The Army established the base in 1940 in the runup to World War II. Since then, it has hosted soldiers and airmen along with smaller contingents from the Navy and Marine Corps. The joint base hosts about 30,000 service members, their family members and civilian employees.

Its strategic location – near Russia and close to Arctic resources eyed by the Chinese – has made Elmendorf-Richardson and other Alaskan military installations increasingly valuable to the Pentagon. More personnel and money have been streaming into Alaska in recent years to bolster northern defenses. The base takes part in some of the military’s most intricate annual war games, featuring its most sophisticated weapons like the F-22 fighter.

In recent years, Alaska’s strategic, remote location has exposed its vulnerabilities. Suicide among soldiers spiked to alarming levels, and reporting by Paste BN revealed a shortage of mental personnel to help them. The Army and Congress intervened, dispatching dozens of counselors and spending millions to improve living conditions for troops there.

Chinese spies have also made several attempts to gain access to Alaskan bases, Paste BN has reported. The bases contain some of the military’s top-end weaponry, radars to track potential attacks on the homeland and missiles to intercept them.

Zelenskyy and European leaders hold a call with Trump

Meanwhile, Trump held a virtual meeting with Ukrainian President Volodymyr Zelenskyy and European leaders on Aug. 13, two days before the summit with Putin.

Zelenskyy arrived in Berlin on Aug. 13 for a virtual conference hosted by German Chancellor Friedrich Merz that will include leaders of NATO members Finland, France, Great Britain, Italy, Poland and the European Union. Vice President JD Vance was also part of the meeting.

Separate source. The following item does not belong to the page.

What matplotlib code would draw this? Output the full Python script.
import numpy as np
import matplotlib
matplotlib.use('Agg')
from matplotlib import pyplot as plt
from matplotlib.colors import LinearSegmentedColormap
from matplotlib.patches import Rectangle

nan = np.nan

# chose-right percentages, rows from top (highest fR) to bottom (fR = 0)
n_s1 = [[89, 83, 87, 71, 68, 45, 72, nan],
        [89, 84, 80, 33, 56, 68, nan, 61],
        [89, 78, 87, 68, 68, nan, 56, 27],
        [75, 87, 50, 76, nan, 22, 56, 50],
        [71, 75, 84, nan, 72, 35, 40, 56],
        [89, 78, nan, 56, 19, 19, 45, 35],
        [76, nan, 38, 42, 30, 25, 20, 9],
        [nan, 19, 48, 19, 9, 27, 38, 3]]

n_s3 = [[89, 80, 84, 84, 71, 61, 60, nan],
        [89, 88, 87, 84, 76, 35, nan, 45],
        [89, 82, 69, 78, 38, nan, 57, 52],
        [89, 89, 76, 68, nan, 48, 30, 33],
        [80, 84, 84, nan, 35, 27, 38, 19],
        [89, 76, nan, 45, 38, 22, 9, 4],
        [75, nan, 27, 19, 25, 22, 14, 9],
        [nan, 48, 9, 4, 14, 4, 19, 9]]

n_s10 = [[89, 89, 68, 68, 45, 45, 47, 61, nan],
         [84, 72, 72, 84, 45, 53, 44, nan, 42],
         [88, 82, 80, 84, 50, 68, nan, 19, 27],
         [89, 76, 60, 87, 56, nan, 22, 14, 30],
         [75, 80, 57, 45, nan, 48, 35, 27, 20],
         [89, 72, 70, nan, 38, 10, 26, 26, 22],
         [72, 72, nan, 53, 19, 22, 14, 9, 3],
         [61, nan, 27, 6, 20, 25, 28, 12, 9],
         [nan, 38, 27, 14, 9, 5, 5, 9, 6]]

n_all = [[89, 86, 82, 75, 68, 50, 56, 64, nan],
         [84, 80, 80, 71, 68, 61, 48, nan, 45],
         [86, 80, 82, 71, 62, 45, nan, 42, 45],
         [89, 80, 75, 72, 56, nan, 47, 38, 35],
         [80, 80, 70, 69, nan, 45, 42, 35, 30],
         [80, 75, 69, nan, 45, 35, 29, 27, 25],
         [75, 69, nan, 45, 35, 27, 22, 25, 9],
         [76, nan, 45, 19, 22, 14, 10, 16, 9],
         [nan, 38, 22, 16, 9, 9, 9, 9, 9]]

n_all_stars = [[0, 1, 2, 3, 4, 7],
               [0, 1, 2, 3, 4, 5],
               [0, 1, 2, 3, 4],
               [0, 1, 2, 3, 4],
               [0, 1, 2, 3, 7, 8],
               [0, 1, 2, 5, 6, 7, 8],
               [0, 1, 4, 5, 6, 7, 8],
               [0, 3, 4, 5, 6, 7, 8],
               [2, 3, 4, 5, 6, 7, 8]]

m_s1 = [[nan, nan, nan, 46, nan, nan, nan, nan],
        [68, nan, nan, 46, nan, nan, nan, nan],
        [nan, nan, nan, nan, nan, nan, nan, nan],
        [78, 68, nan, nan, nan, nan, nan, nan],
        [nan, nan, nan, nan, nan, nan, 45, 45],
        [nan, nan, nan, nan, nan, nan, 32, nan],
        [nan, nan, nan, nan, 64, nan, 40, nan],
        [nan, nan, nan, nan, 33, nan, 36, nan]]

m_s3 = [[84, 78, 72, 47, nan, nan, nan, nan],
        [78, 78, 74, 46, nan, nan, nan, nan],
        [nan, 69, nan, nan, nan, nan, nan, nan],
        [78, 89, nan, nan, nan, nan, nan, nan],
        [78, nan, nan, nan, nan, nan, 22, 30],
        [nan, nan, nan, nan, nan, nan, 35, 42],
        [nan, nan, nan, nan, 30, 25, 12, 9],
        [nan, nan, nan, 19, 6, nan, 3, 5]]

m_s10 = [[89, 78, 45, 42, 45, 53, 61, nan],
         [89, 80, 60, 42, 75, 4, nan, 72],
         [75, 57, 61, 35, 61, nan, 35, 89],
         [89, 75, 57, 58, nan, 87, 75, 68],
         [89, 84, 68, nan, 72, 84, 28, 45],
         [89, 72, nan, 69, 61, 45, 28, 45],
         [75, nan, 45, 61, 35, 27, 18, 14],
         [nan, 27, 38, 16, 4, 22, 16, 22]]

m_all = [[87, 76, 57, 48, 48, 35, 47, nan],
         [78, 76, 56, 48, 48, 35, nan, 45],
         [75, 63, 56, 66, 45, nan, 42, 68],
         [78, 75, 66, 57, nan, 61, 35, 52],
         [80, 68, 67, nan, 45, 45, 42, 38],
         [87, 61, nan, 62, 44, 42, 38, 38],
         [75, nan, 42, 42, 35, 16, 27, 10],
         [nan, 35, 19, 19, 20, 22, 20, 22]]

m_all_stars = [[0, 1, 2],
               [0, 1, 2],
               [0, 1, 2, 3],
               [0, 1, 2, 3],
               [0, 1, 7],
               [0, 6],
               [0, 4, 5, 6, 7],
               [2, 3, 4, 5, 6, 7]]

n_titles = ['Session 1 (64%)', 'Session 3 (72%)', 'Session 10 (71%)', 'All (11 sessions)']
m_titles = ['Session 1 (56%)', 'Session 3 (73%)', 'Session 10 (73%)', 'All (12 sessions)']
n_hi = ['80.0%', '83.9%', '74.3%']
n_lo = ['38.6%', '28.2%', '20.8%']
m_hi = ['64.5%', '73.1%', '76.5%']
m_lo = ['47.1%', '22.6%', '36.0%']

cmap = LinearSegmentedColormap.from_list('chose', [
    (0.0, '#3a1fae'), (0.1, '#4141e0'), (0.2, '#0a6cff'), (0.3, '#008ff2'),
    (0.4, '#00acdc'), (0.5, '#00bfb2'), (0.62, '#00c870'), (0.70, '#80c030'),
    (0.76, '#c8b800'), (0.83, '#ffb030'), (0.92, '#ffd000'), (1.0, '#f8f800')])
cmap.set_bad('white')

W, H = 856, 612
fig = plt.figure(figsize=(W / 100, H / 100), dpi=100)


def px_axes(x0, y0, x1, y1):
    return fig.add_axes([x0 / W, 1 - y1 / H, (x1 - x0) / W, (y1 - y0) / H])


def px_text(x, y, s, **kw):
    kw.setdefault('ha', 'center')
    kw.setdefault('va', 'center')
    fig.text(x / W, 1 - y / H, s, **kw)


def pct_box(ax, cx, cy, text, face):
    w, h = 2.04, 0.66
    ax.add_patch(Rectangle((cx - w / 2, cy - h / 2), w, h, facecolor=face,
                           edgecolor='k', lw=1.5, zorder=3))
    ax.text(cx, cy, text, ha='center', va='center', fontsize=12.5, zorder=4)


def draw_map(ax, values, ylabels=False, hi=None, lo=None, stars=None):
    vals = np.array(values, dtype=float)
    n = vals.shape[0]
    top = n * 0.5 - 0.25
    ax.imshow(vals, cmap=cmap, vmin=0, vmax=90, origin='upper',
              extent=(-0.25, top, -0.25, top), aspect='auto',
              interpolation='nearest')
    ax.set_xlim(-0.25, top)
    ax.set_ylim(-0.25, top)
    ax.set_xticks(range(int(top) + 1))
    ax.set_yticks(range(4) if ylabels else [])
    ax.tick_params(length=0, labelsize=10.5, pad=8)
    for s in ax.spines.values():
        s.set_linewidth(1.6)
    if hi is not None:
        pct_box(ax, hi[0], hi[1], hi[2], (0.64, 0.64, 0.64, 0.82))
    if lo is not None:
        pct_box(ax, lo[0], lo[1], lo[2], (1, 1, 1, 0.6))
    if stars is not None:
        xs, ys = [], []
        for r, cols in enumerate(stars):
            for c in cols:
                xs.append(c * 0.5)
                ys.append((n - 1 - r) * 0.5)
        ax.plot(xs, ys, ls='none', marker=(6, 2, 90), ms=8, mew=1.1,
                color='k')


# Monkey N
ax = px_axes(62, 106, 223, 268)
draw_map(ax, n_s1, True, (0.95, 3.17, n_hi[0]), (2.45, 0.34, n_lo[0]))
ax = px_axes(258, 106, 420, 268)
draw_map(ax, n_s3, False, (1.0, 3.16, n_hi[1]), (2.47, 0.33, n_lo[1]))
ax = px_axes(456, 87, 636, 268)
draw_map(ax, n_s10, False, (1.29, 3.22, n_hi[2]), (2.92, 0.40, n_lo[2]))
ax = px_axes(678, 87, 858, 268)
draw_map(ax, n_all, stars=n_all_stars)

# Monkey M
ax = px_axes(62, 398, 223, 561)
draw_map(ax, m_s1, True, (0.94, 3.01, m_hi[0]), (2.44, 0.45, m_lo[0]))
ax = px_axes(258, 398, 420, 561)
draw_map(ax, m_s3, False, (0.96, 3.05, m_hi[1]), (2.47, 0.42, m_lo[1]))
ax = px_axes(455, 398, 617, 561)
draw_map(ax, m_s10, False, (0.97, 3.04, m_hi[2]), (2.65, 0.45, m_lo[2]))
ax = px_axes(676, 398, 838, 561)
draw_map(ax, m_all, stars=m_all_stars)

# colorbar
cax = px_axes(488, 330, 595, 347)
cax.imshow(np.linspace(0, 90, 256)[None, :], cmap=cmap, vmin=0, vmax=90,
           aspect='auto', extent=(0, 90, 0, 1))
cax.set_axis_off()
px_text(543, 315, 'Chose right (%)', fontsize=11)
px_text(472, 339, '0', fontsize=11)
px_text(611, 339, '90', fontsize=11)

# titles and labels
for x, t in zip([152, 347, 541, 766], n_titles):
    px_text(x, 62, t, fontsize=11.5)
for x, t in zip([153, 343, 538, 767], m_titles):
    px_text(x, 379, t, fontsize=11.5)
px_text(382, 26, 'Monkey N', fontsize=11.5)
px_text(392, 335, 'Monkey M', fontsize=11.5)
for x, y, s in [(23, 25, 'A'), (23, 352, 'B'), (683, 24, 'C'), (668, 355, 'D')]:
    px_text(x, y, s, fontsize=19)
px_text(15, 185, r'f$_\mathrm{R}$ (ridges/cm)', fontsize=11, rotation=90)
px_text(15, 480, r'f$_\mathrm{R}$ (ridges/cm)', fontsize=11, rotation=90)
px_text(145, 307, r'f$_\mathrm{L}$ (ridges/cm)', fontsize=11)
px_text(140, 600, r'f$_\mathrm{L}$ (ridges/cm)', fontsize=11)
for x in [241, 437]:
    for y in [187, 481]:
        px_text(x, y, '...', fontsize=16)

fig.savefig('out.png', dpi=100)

Earlier in the day, Zelenskyy said there should be a meeting of the three leaders as the location of the meeting was announced on Aug. 13.

He also said he was not seeing any positive indications from Russia.

"At present, there is no sign that the Russians are preparing to end the war, "Zelenskyy wrote on X. "Our coordinated efforts and joint actions – of Ukraine, the United States, Europe, and all countries that seek peace – can definitely compel Russia to make peace."